Thanks setter and blogger. Sorry I missed the end of the golf, sounds like it was an incredible finish.
Edited at 2015-06-22 04:11 am (UTC)
This was a decent not-easy solve, elegantly and entertainingly blogged (though I’m still not clear which one was the bogey adding 1 to an otherwise perfect round). I’m more familiar (in many ways) with “absent minded” than its nounal equivalent in this grid, but heigh ho.
Thanks for saving my blushes so tactfully.
Ulaca – more JB Holmes than Jordan Spieth
Saw RUN(AB)OUT as per our Gal.
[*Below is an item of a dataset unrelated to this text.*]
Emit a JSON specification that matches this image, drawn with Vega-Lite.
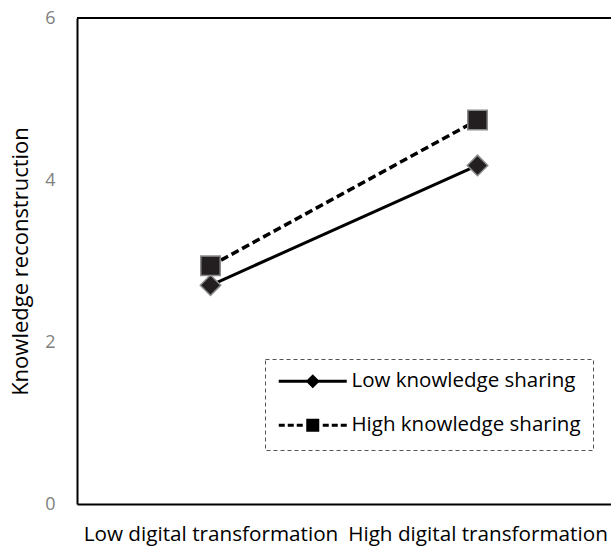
{
  "$schema": "https://vega.github.io/schema/vega-lite/v6.json",
  "width": 534,
  "height": 486,
  "autosize": {"type": "none"},
  "padding": {"left": 77, "top": 18, "right": 0, "bottom": 45},
  "config": {"view": {"stroke": null}, "font": "Open Sans", "legend": {"strokeDash": [4, 3]}},
  "data": {
    "values": [
      {"dt": "Low digital transformation", "ks": "Low knowledge sharing", "value": 2.70},
      {"dt": "High digital transformation", "ks": "Low knowledge sharing", "value": 4.18},
      {"dt": "Low digital transformation", "ks": "High knowledge sharing", "value": 2.94},
      {"dt": "High digital transformation", "ks": "High knowledge sharing", "value": 4.74}
    ]
  },
  "layer": [
    {
      "mark": {"type": "rule", "color": "black", "strokeWidth": 2},
      "encoding": {
        "y": {
          "datum": 6, "type": "quantitative", "scale": {"domain": [0, 6]},
          "axis": {"values": [0, 2, 4, 6], "format": "d", "title": "Knowledge reconstruction", "grid": false, "ticks": false, "domainColor": "black", "domainWidth": 2, "labelColor": "#808080", "labelFontSize": 18, "labelPadding": 22, "titleFontSize": 22, "titleFontWeight": "normal", "titleColor": "black", "titlePadding": 12}
        }
      }
    },
    {
      "transform": [{"filter": "datum.ks == 'Low knowledge sharing'"}],
      "mark": {"type": "line", "color": "black", "strokeWidth": 3},
      "encoding": {
        "x": {
          "field": "dt", "type": "nominal",
          "sort": ["Low digital transformation", "High digital transformation"],
          "scale": {"type": "point", "padding": 0.5},
          "axis": {"title": null, "labelAngle": 0, "labelFontSize": 20.7, "labelLimit": 0, "labelColor": "black", "labelPadding": 20, "domainColor": "black", "domainWidth": 2, "ticks": false, "grid": false}
        },
        "y": {
          "field": "value", "type": "quantitative",
          "scale": {"domain": [0, 6]},
          "axis": {"values": [0, 2, 4, 6], "format": "d", "title": "Knowledge reconstruction", "grid": false, "ticks": false, "domainColor": "black", "domainWidth": 2, "labelColor": "#808080", "labelFontSize": 18, "labelPadding": 22, "titleFontSize": 22, "titleFontWeight": "normal", "titleColor": "black", "titlePadding": 12}
        }
      }
    },
    {
      "transform": [{"filter": "datum.ks == 'High knowledge sharing'"}],
      "mark": {"type": "line", "color": "black", "strokeWidth": 3.5, "strokeDash": [8, 4]},
      "encoding": {
        "x": {"field": "dt", "type": "nominal", "sort": ["Low digital transformation", "High digital transformation"]},
        "y": {"field": "value", "type": "quantitative"}
      }
    },
    {
      "transform": [{"filter": "datum.ks == 'Low knowledge sharing'"}],
      "mark": {"type": "point", "shape": "diamond", "filled": true, "fill": "#231f20", "stroke": "#8c8c8c", "strokeWidth": 1.5, "opacity": 1, "size": 420},
      "encoding": {
        "x": {"field": "dt", "type": "nominal", "sort": ["Low digital transformation", "High digital transformation"]},
        "y": {"field": "value", "type": "quantitative"}
      }
    },
    {
      "transform": [{"filter": "datum.ks == 'High knowledge sharing'"}],
      "mark": {"type": "point", "shape": "square", "filled": true, "fill": "#231f20", "stroke": "#8c8c8c", "strokeWidth": 1.5, "opacity": 1, "size": 380},
      "encoding": {
        "x": {"field": "dt", "type": "nominal", "sort": ["Low digital transformation", "High digital transformation"]},
        "y": {"field": "value", "type": "quantitative"}
      }
    },
    {
      "transform": [{"filter": "datum.value > 100"}],
      "mark": {"type": "point", "filled": true, "fill": "black", "stroke": "black", "strokeWidth": 2.8, "opacity": 1, "size": 100},
      "encoding": {
        "x": {"field": "dt", "type": "nominal", "sort": ["Low digital transformation", "High digital transformation"]},
        "y": {"field": "value", "type": "quantitative"},
        "shape": {
          "field": "ks", "type": "nominal",
          "scale": {
            "domain": ["Low knowledge sharing", "High knowledge sharing"],
            "range": [
              "M-6.8,-0.28H6.8V0.28H-6.8ZM0,-1.4L1.4,0L0,1.4L-1.4,0Z",
              "M-6.8,-0.28H-5.6V0.28H-6.8ZM-5.0,-0.28H-3.8V0.28H-5.0ZM-3.2,-0.28H-2.0V0.28H-3.2ZM2.0,-0.28H3.2V0.28H2.0ZM3.8,-0.28H5.0V0.28H3.8ZM5.6,-0.28H6.8V0.28H5.6ZM-1.3,-1.3H1.3V1.3H-1.3Z"
            ]
          },
          "legend": {
            "title": null,
            "orient": "none",
            "legendX": 188,
            "legendY": 341,
            "strokeColor": "#555555",
            "padding": 12,
            "labelFontSize": 20.5,
            "labelColor": "black",
            "labelLimit": 0,
            "symbolSize": 100,
            "symbolFillColor": "black",
            "symbolStrokeColor": "black",
            "symbolStrokeWidth": 2.8,
            "symbolOpacity": 1,
            "symbolOffset": 25.5,
            "labelOffset": 28.5,
            "rowPadding": 19
          }
        }
      }
    }
  ]
}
Though I might have liked “… sailor WHEN fielding…” a bit better.
Great win for Australia over Brazil. Furthest an Australian football team has ever gone in a World Cup.
Don’t know what the Welsh said, but I recall they were all named Taffy.
http://www.dsl.ac.uk
Edited at 2015-06-22 08:16 am (UTC)
A search for the characters x ( in Wiki’s list of composers reveals 20 composers that end up in the “times”, among them Karl Marx, who by sheer serendipity taught music theory at the Johann Joseph Fux Conservatory in Graz from 1939 to 1945. There is also, rather splendidly for our purposes, French opera composer Xavier Leroux.
We do the research (or at least crib stuff from Wiki) so you don’t have to.
I hope I’m not getting black/white colour blindness! That would be a pretty big handicap in the October competition.
Edited at 2015-06-22 04:39 pm (UTC)
There was a time when NAMUR seemed to come up pretty regularly in the Times crossword. In fact I think that must be where I first came across it many years ago, before I read Tristram Shandy, whose characters also made regular appearances.